The men have been arrested and charged with a hate crime. I want to say first of all that I’m glad and relieved that the police department in this case has had a proper and respectful response to Ms. Etienne’s allegations. Far too often, indeed I’m willing to go out on a limb and say a majority of the time, it’s just not the case, and police will dismiss assaults against transgender individuals, and often ridicule and/or assault the victim themselves. This is especially the case when the victim is also a woman of color. And that’s not even to mention all of the cases — also a majority, I’m sure — which are never reported for fear of that kind of response.
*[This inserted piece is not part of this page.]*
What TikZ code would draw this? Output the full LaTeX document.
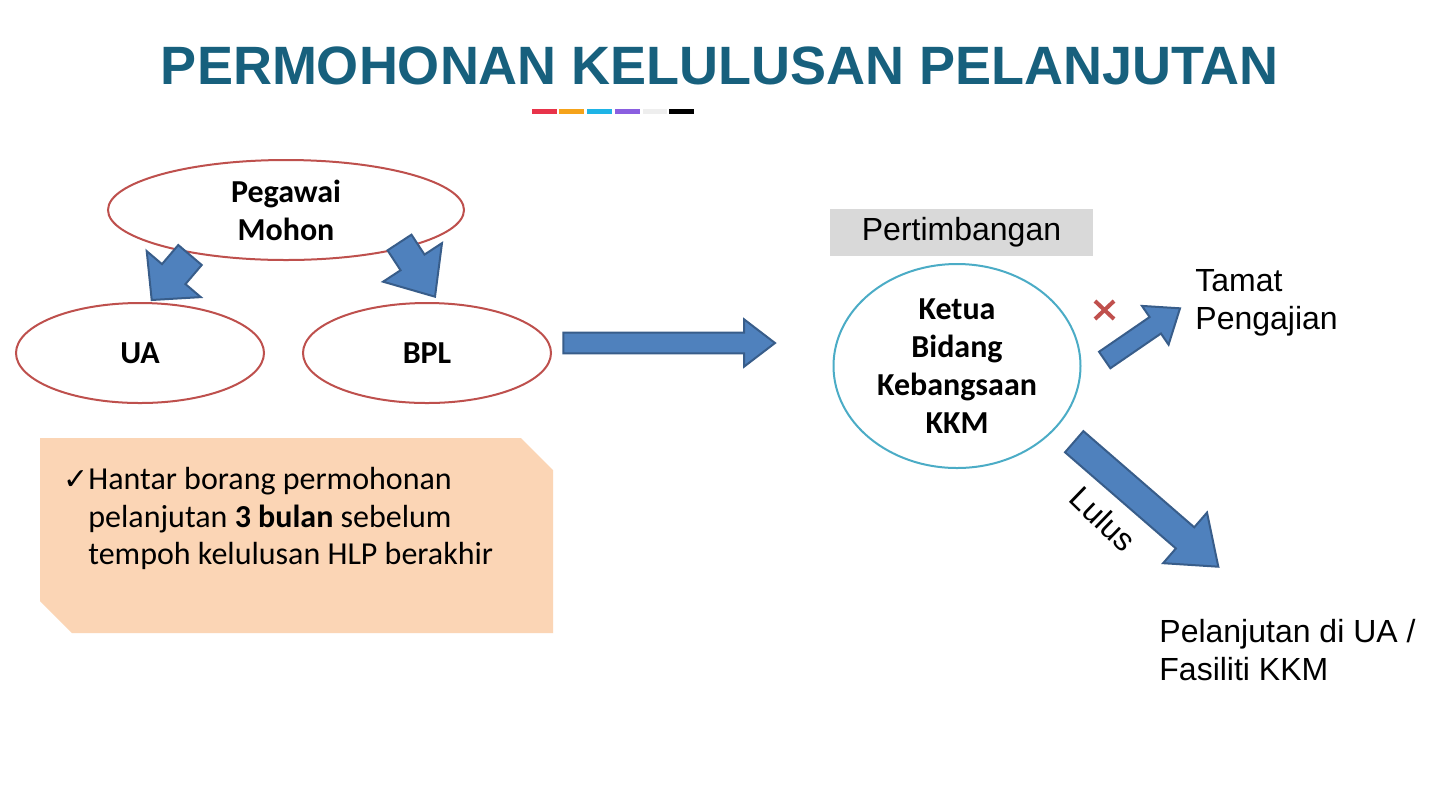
\documentclass[tikz,border=0pt]{standalone}
\usepackage{fontspec}
\setmainfont{Carlito}
\newfontfamily\arial{Liberation Sans}
\newfontfamily\djv{DejaVu Sans}
\usetikzlibrary{calc,shapes.geometric}
\definecolor{titleblue}{RGB}{23,96,125}
\definecolor{ellred}{RGB}{190,80,77}
\definecolor{ellteal}{RGB}{75,172,198}
\definecolor{arrfill}{RGB}{79,129,189}
\definecolor{arrline}{RGB}{56,93,138}
\definecolor{boxgray}{RGB}{217,217,217}
\definecolor{peach}{RGB}{251,213,181}
\definecolor{crossred}{RGB}{192,80,77}
\definecolor{barA}{RGB}{232,51,74}
\definecolor{barB}{RGB}{245,163,26}
\definecolor{barC}{RGB}{30,180,230}
\definecolor{barD}{RGB}{138,95,224}
\definecolor{barE}{RGB}{238,238,238}
\newcommand{\blockarr}[5]{%
  \path ($(#2)!#5!(#1)$) coordinate (nk);
  \draw[barrow] ($(#1)!#3!90:(#2)$) -- ($(nk)!#3!90:(#2)$) -- ($(nk)!#4!90:(#2)$) -- (#2)
     -- ($(nk)!#4!-90:(#2)$) -- ($(nk)!#3!-90:(#2)$) -- ($(#1)!#3!-90:(#2)$) -- cycle;
}
\begin{document}
\begin{tikzpicture}[x=0.5pt,y=-0.5pt,
  barrow/.style={fill=arrfill,draw=arrline,line width=1pt,line join=miter},
  redell/.style={ellipse,draw=ellred,line width=1pt,inner sep=0pt,align=center,
     font=\fontsize{16}{19}\selectfont\bfseries},
  arialtxt/.style={font=\arial\fontsize{16}{19}\selectfont,inner sep=0pt,align=left},
  crossmark/.style={draw=crossred,line width=2pt}]
\useasboundingbox (0,0) rectangle (1440,810);
\fill[white] (0,0) rectangle (1440,810);
% title
\node[font=\arial\bfseries\fontsize{27}{32}\selectfont,text=titleblue,inner sep=0pt] (title) at (720,66) {PERMOHONAN KELULUSAN PELANJUTAN};
% colour bar
\fill[barA] (532,109) rectangle (556.7,113.5);
\fill[barB] (559.3,109) rectangle (584,113.5);
\fill[barC] (587,109) rectangle (612,113.5);
\fill[barD] (615,109) rectangle (640,113.5);
\fill[barE] (642.7,109) rectangle (666.7,113.5);
\fill[black] (669,109) rectangle (694,113.5);
% ellipses
\node[redell,minimum width=178pt,minimum height=50pt] (peg) at (286,210) {Pegawai\\Mohon};
\node[redell,minimum width=124pt,minimum height=50pt] (ua) at (140,353) {UA};
\node[redell,minimum width=124pt,minimum height=50pt] (bpl) at (427,353) {BPL};
\node[ellipse,draw=ellteal,line width=1pt,inner sep=0pt,align=center,
  font=\fontsize{16}{19}\selectfont\bfseries,minimum width=123.5pt,minimum height=102pt] (ketua) at (957,366) {Ketua\\Bidang\\Kebangsaan\\KKM};
% pertimbangan box
\node[fill=boxgray,minimum width=131.5pt,minimum height=23.5pt,inner sep=0pt,font=\arial\fontsize{16}{19}\selectfont] (pert) at (961.5,232) {Pertimbangan};
% outcome texts
\node[arialtxt,anchor=west] (tamat) at (1195,303) {Tamat\\Pengajian};
\node[arialtxt,anchor=west] (lanjut) at (1159,650) {Pelanjutan di UA /\\Fasiliti KKM};
% arrow end points
\coordinate (a1t) at (190,255); \coordinate (a1h) at (151.7,300);
\coordinate (a2t) at (399.5,242.5); \coordinate (a2h) at (435,296.7);
\coordinate (a3t) at (563.3,343); \coordinate (a3h) at (775,343);
\coordinate (a4t) at (1104.7,360); \coordinate (a4h) at (1180,308.3);
\coordinate (a5t) at (1074.2,441.7); \coordinate (a5h) at (1218.3,566.7);
\blockarr{a1t}{a1h}{7.7pt}{17.75pt}{17pt}
\blockarr{a2t}{a2h}{7.15pt}{17.6pt}{20.5pt}
\blockarr{a3t}{a3h}{5.15pt}{11.85pt}{15.5pt}
\blockarr{a4t}{a4h}{5pt}{11.75pt}{15pt}
\blockarr{a5t}{a5h}{7pt}{16.75pt}{22pt}
% cross
\draw[crossmark] (1095,301) -- (1114,319) (1095,319) -- (1114,301);
% Lulus
\node[font=\arial\fontsize{16}{19}\selectfont,rotate=-44,inner sep=0pt] (lulus) at (1103,519) {Lulus};
% callout
\fill[peach] (40,438) -- (521,438) -- (553,470) -- (553,633) -- (72,633) -- (40,601) -- cycle;
\node[anchor=north west,align=left,inner sep=0pt,font=\fontsize{16}{18.75}\selectfont] (note) at (88,467)
 {\llap{{\djv\fontsize{15}{15}\selectfont ✓}}Hantar borang permohonan\\pelanjutan \textbf{3 bulan} sebelum\\tempoh kelulusan HLP berakhir};
\end{tikzpicture}
\end{document}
When Carmella announced that she was calling the police, her attackers responded that “the police don’t care about you, they won’t do anything to us.” The sad fact is that in most circumstances they would have been correct. So good for the police for proving them wrong for once by seemingly doing their jobs.
It’s unsurprising that a friend of the alleged assailants not only claims that her friends did not commit the hateful acts of violence, but chooses to additionally engage in transphobia and victim-blaming as a part of the defense. The woman misgenders Carmella by using masculine pronouns, stereotypes her behavior based on her gender identity, and claims that the victim’s behavior is also responsible for the attack.
It’s particularly interesting and noteworthy to compare the friend’s statement to those found in the comments at Gothamist, where I originally found this story. Though not engaging in overt victim-blaming, about half of the commenters feel the need and right to make transphobic remarks about Carmella’s gender by portraying it as illegitimate, to engage in trans misogynistic slurs and judgments about her appearance, and to refer to her as a “thing.” Not only do they feel the need and right to do these things, they feel the need and right immediately after a violent attack on the woman they’re disparaging. They feel that attacks on her gender identity and appearance are indeed an appropriate response to an article about that violent assault.
It’s worth noting that the physical attack on Carmella began with a verbal attack based in the exact same prejudices found in the comment thread. Both aim to ridicule and thereby devalue the victim based on her identity as a person. And we really shouldn’t be surprised when these kinds of attempts to devalue a person’s worth and right to be treated with basic dignity also lead to and end in violence.